All week I have struggled with being nice.
It is not that I cannot be nice or that I do not have niceness in me. I think is mostly because of the time of year it is. February has hit, and from now until the end of the school year, I anticipate being in court or diversion meetings for truancy more than I am in the office. While I love this part of my job, I would truly be happy to report some day that I need to develop a new niche for myself because we have eradicated truancy issues at our school.
When I talk to parents on the phone, I try really hard to be nice. In fact, I believe that I am. I listen to the stories that they share – some of them very tragic – and I try to convey empathy. I know that life is difficult, the economy is hard, and that circumstances can get in the way of life. However, there are times that people need a wake up call, and that call often comes from my office. Education is required in this country. Our laws show that we value it (even when our state budgets do not, but I do not want to be political right now). We want educated citizens. As an educator working in the area of truancy, I have developed a little graphic that shows why attendance is important (see below).
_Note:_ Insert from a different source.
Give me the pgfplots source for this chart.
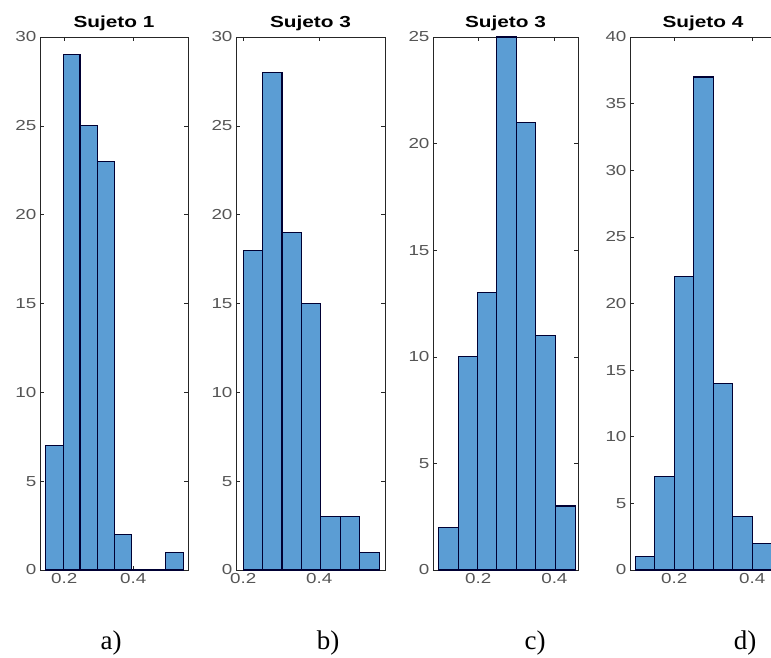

Kids do not graduate if they do not attend. It is really that simple. I do not need to elaborate on this idea. One cannot earn a high school diploma if one does not attend school. Enough said. It is even more true in online education. How will students pass classes if they do not even log in to the system? I mean, really…!!!!
So – sometimes, I struggle with being nice. In fact, the more truant that a student is and the more outlandish the “reason” (read here – excuse) that I am given for the absences, the less nice I am. It is really that simple. And this week, I have had more than a fair share of times when being nice was really hard. In fact, I probably was not nice more times than I was. I was honest, gave suggestions about how to improve student achievement, and even suggested to a few parents that a traditional school with more structure might be a better choice for their children.
It was in those moments that I was accused of not being nice. How dare I suggest that the online setting may not be the most appropriate setting for their children?!?!? The weird thing was that I was nice when I said it. In fact, it was the most compassionate thing I could have said at the time! My school’s setting is not appropriate for all students, and those particular students were a good example of that truth.
If “being nice” means saying something other than the truth, then I stomp my foot and say loudly – NO, I will not be nice!
And this kind of got me thinking a little bit about how exasperated I get when someone speaks truth into my life about something. If I struggle with something like anger and someone points it out to me when I have inappropriately expressed anger, it is not that they are not being nice to me. They are simply being honest with me. Instead of focusing on the fact that I have an anger issue, I focus on the fact that someone was mean to me. That mean person picked on me again. She is always picking on me.
So – at the end of the week, I employed some new tactics and inserted some verbiage into my conversations with families. I said things like, “I just want to be clear that the goal here is your student’s success in school. What can we do to change the current trend that does not support success?” I have always said things like, “I am concerned about your student’s lack of attendance and its impact on school success.” But…I think I need to say more things like that.
I often use “the court system” as a threat right away – scare that family straight; however, in reflecting about how I see others’ interventions into my own life, I think I need to start off a bit more softly. I also have thought that I could more by scaring them once and not having to follow up later, but realistically – again, considering my own behavior – it would make more sense to make small, incremental steps toward success with frequent follow up and interventions.
In the end, this is all just behavioral analysis and conditioning. Attendance is just a symptom of some greater illness in the same way that my temper is just a symptom of some greater illness. I get a little self-righteous at times, and I need to remember that we all make mistakes, we all have issues, and we all need someone to come alongside of us, challenge our behavior, and walk us back to the right spot on the path of success.